YOUR TASK: Please write out the lines of the data exactly, beginning with the first and ending with the line containing "const ref = useRef<HTMLCanvasElement"; leave the pictures behind.

SUPPLIED MATERIAL:
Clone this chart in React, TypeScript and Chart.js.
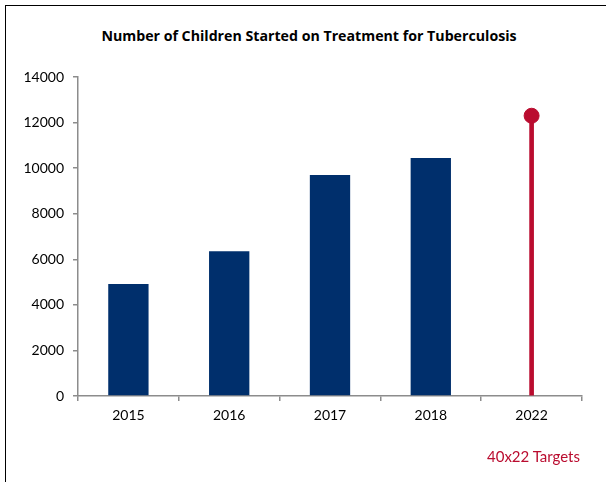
import React, { useEffect, useRef } from "react";
import { Chart, registerables } from "chart.js";

Chart.register(...registerables);

const categories = ["2015", "2016", "2017", "2018", "2022"];
const actualValues = [4920, 6350, 9700, 10450, null];
const targetValues = [null, null, null, null, 12300];
const yTicks = [0, 2000, 4000, 6000, 8000, 10000, 12000, 14000];

const NAVY = "#002F6C";
const RED = "#BA0C2F";
const AXIS = "#8c8c8c";
const FONT = "Lato, 'Open Sans', sans-serif";

export default function App() {
  const ref = useRef<HTMLCanvasElement | null>(null);

  useEffect(() => {
    if (!ref.current) return;
    const chart = new Chart(ref.current, {
      type: "bar",
      data: {
        labels: categories,
        datasets: [
          {
            label: "Actual",
            data: actualValues as any,
            backgroundColor: NAVY,
            barPercentage: 0.4,
            categoryPercentage: 1,
            grouped: false,
            order: 3,
          } as any,
          {
            label: "Target",
            data: targetValues as any,
            backgroundColor: RED,
            barThickness: 4,
            grouped: false,
            order: 2,
          } as any,
          {
            type: "line",
            label: "Target point",
            data: targetValues as any,
            showLine: false,
            pointRadius: 7.5,
            pointHoverRadius: 7.5,
            pointBackgroundColor: RED,
            pointBorderColor: RED,
            borderColor: RED,
            backgroundColor: RED,
            order: 1,
          } as any,
        ],
      },
      options: {
        animation: false,
        responsive: false,
        maintainAspectRatio: false,
        layout: { padding: { top: 77, right: 24, left: 0, bottom: 0 } },
        plugins: {
          legend: { display: false },
          title: { display: false },
          tooltip: { enabled: false },
        },
        scales: {
          x: {
            offset: true,
            grid: {
              display: true,
              offset: true,
              drawOnChartArea: false,
              drawTicks: true,
              tickLength: 5,
              color: AXIS,
              lineWidth: 1.5,
            },
            border: { display: true, color: AXIS, width: 1.5 },
            ticks: {
              color: "#000",
              font: { family: FONT, size: 14 },
              padding: 6,
            },
            afterFit: (s: any) => {
              s.height = 86;
            },
          },
          y: {
            min: 0,
            max: 14000,
            afterBuildTicks: (s: any) => {
              s.ticks = yTicks.map((v) => ({ value: v }));
            },
            grid: {
              display: true,
              drawOnChartArea: false,
              drawTicks: true,
              tickLength: 5,
              color: AXIS,
              lineWidth: 1.5,
            },
            border: { display: true, color: AXIS, width: 1.5 },
            ticks: {
              color: "#000",
              font: { family: FONT, size: 14 },
              padding: 9,
              callback: (v: any) => String(v),
            },
            afterFit: (s: any) => {
              s.width = 78;
            },
          },
        },
      },
    });
    return () => chart.destroy();
  }, []);

  return (
    <div
      style={{
        position: "fixed",
        left: 0,
        top: 0,
        width: 606,
        height: 482,
        overflow: "hidden",
        background: "#fff",
        fontFamily: FONT,
      }}
    >
      <div
        style={{
          position: "absolute",
          left: 5,
          top: 5,
          width: 640,
          height: 520,
          border: "1.5px solid #000",
        }}
      />
      <div
        style={{
          position: "absolute",
          left: 0,
          top: 27,
          width: 618,
          textAlign: "center",
          fontWeight: 700,
          fontSize: 14.2,
          fontFamily: "'Open Sans', sans-serif",
          lineHeight: "18px",
          color: "#000",
          whiteSpace: "nowrap",
        }}
      >
        Number of Children Started on Treatment for Tuberculosis
      </div>
      <canvas
        ref={ref}
        width={606}
        height={482}
        style={{ position: "absolute", left: 0, top: 0, width: 606, height: 482 }}
      />
      <div
        style={{
          position: "absolute",
          left: 487,
          top: 447,
          fontSize: 15,
          lineHeight: "18px",
          color: RED,
          whiteSpace: "nowrap",
        }}
      >
        40x22 Targets
      </div>
    </div>
  );
}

TASK SOLUTION:
Clone this chart in React, TypeScript and Chart.js.
import React, { useEffect, useRef } from "react";
import { Chart, registerables } from "chart.js";

Chart.register(...registerables);

const categories = ["2015", "2016", "2017", "2018", "2022"];
const actualValues = [4920, 6350, 9700, 10450, null];
const targetValues = [null, null, null, null, 12300];
const yTicks = [0, 2000, 4000, 6000, 8000, 10000, 12000, 14000];

const NAVY = "#002F6C";
const RED = "#BA0C2F";
const AXIS = "#8c8c8c";
const FONT = "Lato, 'Open Sans', sans-serif";

export default function App() {
  const ref = useRef<HTMLCanvasElement | null>(null);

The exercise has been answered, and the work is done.